A pattern of distraction

Across multiple threads, a few clear patterns emerge.

This is not simply engagement or disagreement — it’s something more strategic in its structure.

I’m told these techniques are familiar to researchers of information operations, digital PR, and psychological manipulation online. They include:

1. Flooding and Volume

The commenter posts multiple, densely packed responses in rapid succession — sometimes within minutes of a post going live.

This makes meaningful dialogue difficult and crowds out other voices.

It resembles a known tactic: overwhelm the thread to dominate the frame.

2. Reframing the Issue

In response to criticism of UK inaction over the Madleen, for instance, the discussion is rapidly shifted to a sweeping defence of Israel, a lecture on Hamas, or a historical overview of anti-Semitism.

The original subject — UK accountability — is lost.

This redirection technique is subtle but powerful.

The aim seems to be to exhaust the audience or drag them into a different fight altogether.

3. Moral Policing and Emotional Guilt

Accusations of bias, bad faith, or double standards are used liberally.

A standard move by this particular commenter is to reframe criticism of Israel as evidence of anti-Semitism, or to suggest that failing to “condemn Hamas first” is morally suspect.

This isn’t dialogue – it’s a tactic: shift the burden of proof and keep critics on the defensive.

4. Whataboutery and Misapplied Balance

The commenter frequently invokes unrelated global conflicts — Syria, Yemen, Iran — to suggest that concern over Gaza is selective or hypocritical.

This is a classic case of whataboutery: divert attention from the subject at hand by pointing to another unresolved issue.

In practice, this silences critique rather than expanding context.

5. Performed Nuance or ‘Concern Trolling’

Sometimes the tone shifts to one of exaggerated objectivity: “Of course, all loss of life is tragic, but…”

This performance of balance often serves to deflate righteous outrage while subtly reaffirming the dominant power’s narrative.

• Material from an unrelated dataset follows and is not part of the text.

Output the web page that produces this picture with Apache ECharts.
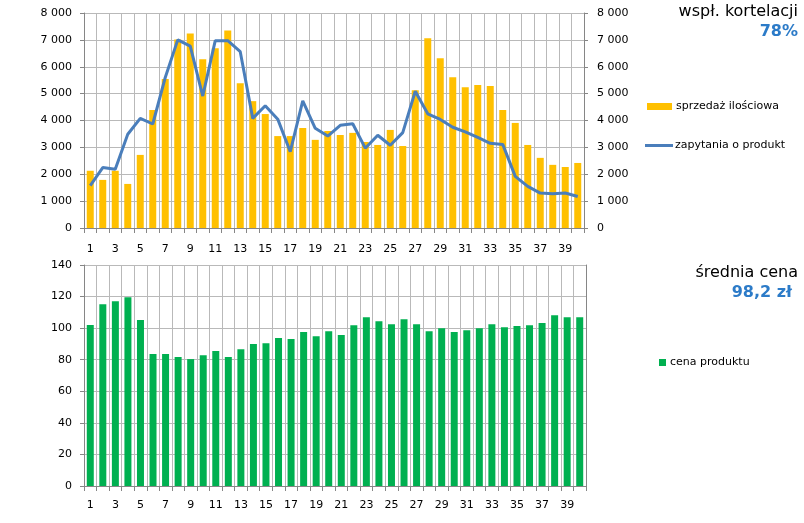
<!DOCTYPE html>
<html>
<head>
<meta charset="utf-8">
<script src="https://cdn.jsdelivr.net/npm/echarts@6/dist/echarts.min.js"></script>
<style>
html,body{margin:0;padding:0;background:#fff;}
#main{width:804px;height:523px;}
</style>
</head>
<body>
<div id="main"></div>
<script>
const categories = ['1','2','3','4','5','6','7','8','9','10','11','12','13','14','15','16','17','18','19','20',
  '21','22','23','24','25','26','27','28','29','30','31','32','33','34','35','36','37','38','39','40'];
const salesQty = [2130,1790,2130,1640,2720,4390,5540,7010,7240,6280,6690,7350,5390,4720,4240,3420,3420,3720,3280,3610,
  3460,3540,3200,3090,3650,3050,5130,7060,6320,5610,5240,5320,5280,4390,3910,3090,2610,2350,2270,2420];
const inquiries = [1580,2250,2190,3490,4080,3870,5600,7000,6770,4910,6970,6970,6560,4080,4550,4050,2840,4730,3710,3420,
  3820,3880,2970,3450,3080,3550,5090,4250,4040,3750,3580,3370,3150,3110,1920,1550,1300,1270,1300,1170];
const price = [102,115.2,117.1,119.6,105.1,83.6,83.6,81.7,80.4,82.9,85.5,81.7,86.7,89.9,90.5,93.7,93.1,97.5,94.9,98.1,
  95.6,101.9,106.9,104.4,102.5,105.7,102.5,98.1,100,97.5,98.7,100,102.5,100.6,101.3,101.9,103.2,108.2,106.9,106.9];
const seriesNames = ['sprzedaż ilościowa','zapytania o produkt','cena produktu'];
const corrTitle = 'wspł. kortelacji';
const corrValue = '78%';
const avgTitle = 'średnia cena';
const avgValue = '98,2 zł';

const FONT = 'DejaVu Sans';
const gridColor = '#b9b9b9';
const axisColor = '#868686';
const fmt = v => String(v).replace(/\B(?=(\d{3})+(?!\d))/g, ' ');

function catAxis(gridIndex, margin){
  return {
    type:'category', gridIndex, data:categories, boundaryGap:true,
    axisLine:{show:true, lineStyle:{color:axisColor}},
    axisTick:{show:true, interval:0, length:5, lineStyle:{color:axisColor}},
    axisLabel:{interval:1, margin, color:'#000', fontFamily:FONT, fontSize:11},
    splitLine:{show:true, interval:0, lineStyle:{color:gridColor}}
  };
}
function valAxis(gridIndex, max, interval, position, showLabel){
  return {
    type:'value', gridIndex, min:0, max, interval, position,
    axisLine:{show:true, lineStyle:{color:axisColor}},
    axisTick:{show:true, length:4, lineStyle:{color:axisColor}},
    axisLabel:{show:showLabel, margin:position==='left'?12:13, color:'#000', fontFamily:FONT, fontSize:11, formatter:fmt},
    splitLine:{show:true, lineStyle:{color:gridColor}}
  };
}

const chart = echarts.init(document.getElementById('main'), null, {renderer:'canvas'});
chart.setOption({
  animation:false,
  backgroundColor:'#fff',
  textStyle:{fontFamily:FONT},
  grid:[
    {left:84, top:13, width:500, height:215, show:false},
    {left:84, top:265, width:502, height:221, show:false}
  ],
  xAxis:[catAxis(0, 16), catAxis(1, 14)],
  yAxis:[
    valAxis(0, 8000, 1000, 'left', true),
    Object.assign(valAxis(0, 8000, 1000, 'right', true), {splitLine:{show:false}}),
    valAxis(1, 140, 20, 'left', true),
    Object.assign(valAxis(1, 140, 20, 'right', false), {splitLine:{show:false}, axisTick:{show:false}})
  ],
  legend:[
    {data:[{name:seriesNames[0], icon:'rect'}], left:647, top:101, orient:'vertical',
     itemWidth:25, itemHeight:7, itemGap:0, padding:0,
     textStyle:{fontFamily:FONT, fontSize:11, color:'#000', padding:[0,0,0,-1]}},
    {data:[{name:seriesNames[1], icon:'rect'}], left:645, top:140, orient:'vertical',
     itemWidth:28, itemHeight:3, itemGap:0, padding:0,
     textStyle:{fontFamily:FONT, fontSize:11, color:'#000', padding:[0,0,0,-3]}},
    {data:[{name:seriesNames[2], icon:'rect'}], left:659, top:357, orient:'vertical',
     itemWidth:7, itemHeight:7, itemGap:0, padding:0,
     textStyle:{fontFamily:FONT, fontSize:11, color:'#000', padding:[0,0,0,-1]}}
  ],
  graphic:[
    {type:'text', right:6, top:4, style:{text:corrTitle, font:'16px "DejaVu Sans"', fill:'#000'}},
    {type:'text', right:6, top:24, style:{text:corrValue, font:'bold 16px "DejaVu Sans"', fill:'#2C7BC8'}},
    {type:'text', right:6, top:265, style:{text:avgTitle, font:'16px "DejaVu Sans"', fill:'#000'}},
    {type:'text', right:12, top:285, style:{text:avgValue, font:'bold 16px "DejaVu Sans"', fill:'#2C7BC8'}}
  ],
  series:[
    {name:seriesNames[0], type:'bar', xAxisIndex:0, yAxisIndex:0, data:salesQty, barWidth:7,
     itemStyle:{color:'#FFC000'}},
    {name:seriesNames[1], type:'line', xAxisIndex:0, yAxisIndex:1, data:inquiries, symbol:'none',
     lineStyle:{color:'#4A7EBB', width:3}, itemStyle:{color:'#4A7EBB'}},
    {name:seriesNames[2], type:'bar', xAxisIndex:1, yAxisIndex:2, data:price, barWidth:7,
     itemStyle:{color:'#00B050'}}
  ]
});
</script>
</body>
</html>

What is this really about?

I’m not claiming this is part of a coordinated campaign.

It may not need to be.

In many cases, ideologically committed individuals simply adopt the strategies and talking points of organised influence efforts — knowingly or not.

But the effect is the same: disruption, distraction, derailing.

So the questions I want to raise are:

  • Why do we see these tactics surface so reliably in threads critical of Israeli policy or Western inaction?

  • What does it mean when engagement focuses less on substance and more on shifting blame or overwhelming the discussion?

  • Are these signs of sincere debate — or a method of narrative control dressed up as comment-section participation?

Why it matters

This isn’t about one commenter.

It’s about a broader challenge we all face in digital spaces: how legitimate political discussion can be drowned out by those who are highly motivated, highly repetitive, and strategically disruptive.

When online platforms allow these patterns to flourish unchecked, we risk losing the very spaces that allow for clear-eyed analysis, dissent, and solidarity.